The word "terrorist" (or "terrorism") is like any other word of the English language, which means that the notion of an "authoritative" definition is a bit sketchy. One finds definitions in dictionaries, and I suppose an authoritative definition is found in an authoritative dictionary. Your desideratum of an authoritative source precludes using Urbandictionary. Since there is no one official dictionary of English, you would have to go for one of the most respected dictionaries: The Oxford English Dictionary, or Merriam Webster's Third New International dictionary. It would in fact be best to provide both, since this could reveal differences in sources (and what they have in common).
Another approach would be to gather together statutory definitions. This is generally in inferior approach, because it does not correctly say how the word "terrorism" is defined, but if you were explaining to an alien lawyer how we statutorily define "terrorism", then of course you want to point to specific statutes. There are enough Anglophone countries that a comparative study could be interesting. It really depends on why you want to "define" terrorism/t.
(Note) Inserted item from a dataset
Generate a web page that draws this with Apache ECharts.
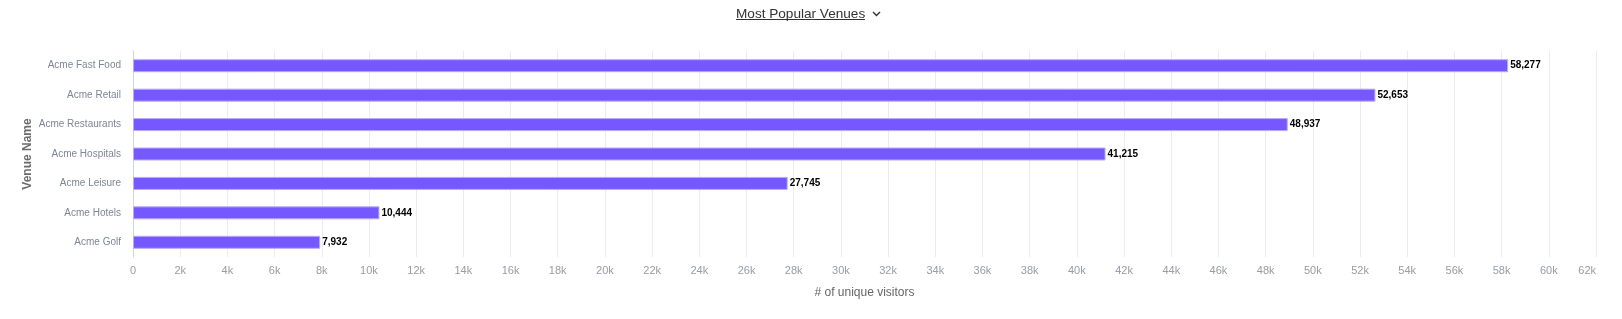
<!DOCTYPE html>
<html>
<head>
<meta charset="utf-8">
<script src="https://cdn.jsdelivr.net/npm/echarts@6/dist/echarts.min.js"></script>
<style>
html,body{margin:0;padding:0;background:#fff;}
#c{width:1622px;height:319px;}
</style>
</head>
<body>
<div id="c"></div>
<script>
var categories = ['Acme Fast Food','Acme Retail','Acme Restaurants','Acme Hospitals','Acme Leisure','Acme Hotels','Acme Golf'];
var visitors = [58277, 52653, 48937, 41215, 27745, 10444, 7932];
var chartTitle = 'Most Popular Venues';
var xAxisName = '# of unique visitors';
var yAxisName = 'Venue Name';

var chart = echarts.init(document.getElementById('c'), null, {renderer:'canvas'});
var font = '"Liberation Sans", Arial, Helvetica, sans-serif';
chart.setOption({
  animation: false,
  textStyle: {fontFamily: font},
  graphic: [
    {type:'text', left:736, top:7, style:{text: chartTitle, font:'13.6px ' + font, fill:'#333333'}},
    {type:'line', shape:{x1:736, y1:19.5, x2:865, y2:19.5}, style:{stroke:'#333333', lineWidth:1}},
    {type:'polyline', shape:{points:[[873,12],[876.5,15.5],[880,12]]}, style:{stroke:'#333333', lineWidth:1.4, fill:null}}
  ],
  grid: {left:133, right:26, top:51, bottom:62, containLabel:false},
  xAxis: {
    type:'value', min:0, max:62000, interval:2000,
    name: xAxisName, nameLocation:'middle', nameGap:30, nameMoveOverlap:false,
    nameTextStyle:{color:'#666666', fontSize:12, fontFamily:font},
    axisLine:{show:false}, axisTick:{show:false},
    splitLine:{show:true, lineStyle:{color:'#ececec', width:1}},
    axisLabel:{color:'#999ba6', fontSize:11, margin:8, fontFamily:font, alignMaxLabel:'right',
      formatter:function(v){return v===0?'0':(v/1000)+'k';}}
  },
  yAxis: {
    type:'category', data:categories, inverse:true,
    name: yAxisName, nameLocation:'middle', nameGap:99, nameRotate:90, nameMoveOverlap:false,
    nameTextStyle:{color:'#6b6b6b', fontSize:12, fontWeight:'bold', fontFamily:font},
    axisLine:{show:true, lineStyle:{color:'#ccd6eb', width:1}},
    axisTick:{show:false},
    splitLine:{show:false},
    axisLabel:{color:'#7d8596', fontSize:10, margin:12, fontFamily:font}
  },
  series: [{
    type:'bar', data:visitors, barWidth:13,
    itemStyle:{color:'#7558ff', borderColor:'#b9aaff', borderWidth:1},
    label:{show:true, position:'right', distance:2, color:'#000000', fontSize:10, fontWeight:'bold', fontFamily:font,
      formatter:function(p){return p.value.toLocaleString('en-US');}}
  }]
});
</script>
</body>
</html>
At the US federal level, "international terrorism" is given a definition, applicable to Title 18. A seeming peculiarity is that the act must
occur primarily outside the territorial jurisdiction of the United
States, or transcend national boundaries in terms of the means by
which they are accomplished, the persons they appear intended to
intimidate or coerce, or the locale in which their perpetrators
operate or seek asylum
The reason for this is that, unlike many countries, there are federal and state levels of law-making, and under the US Constitution they are supposed to have distinct subject matters (hence regular robbery is not a federal crime). The aliens would have to understand this feature of US law, in order to understand the otherwise "incorrect" clause in the Title 18 definition. There is a different definition of terrorism under Title 22, pertaining to the obligation of the Sec'y of State to report on terrorism, which is
premeditated, politically motivated violence perpetrated against
noncombatant targets by subnational groups or clandestine agents
and "international terrorism" is "terrorism involving citizens or the territory of more than 1 country". For purposes of the Attorney General, the Code of Federal Regulations semi-defines terrorism by saying that
Terrorism includes the unlawful use of force and violence against
persons or property to intimidate or coerce a government, the civilian
population, or any segment thereof, in furtherance of political or
(Other things could be considered "terrorism", so this is an "at least" definition).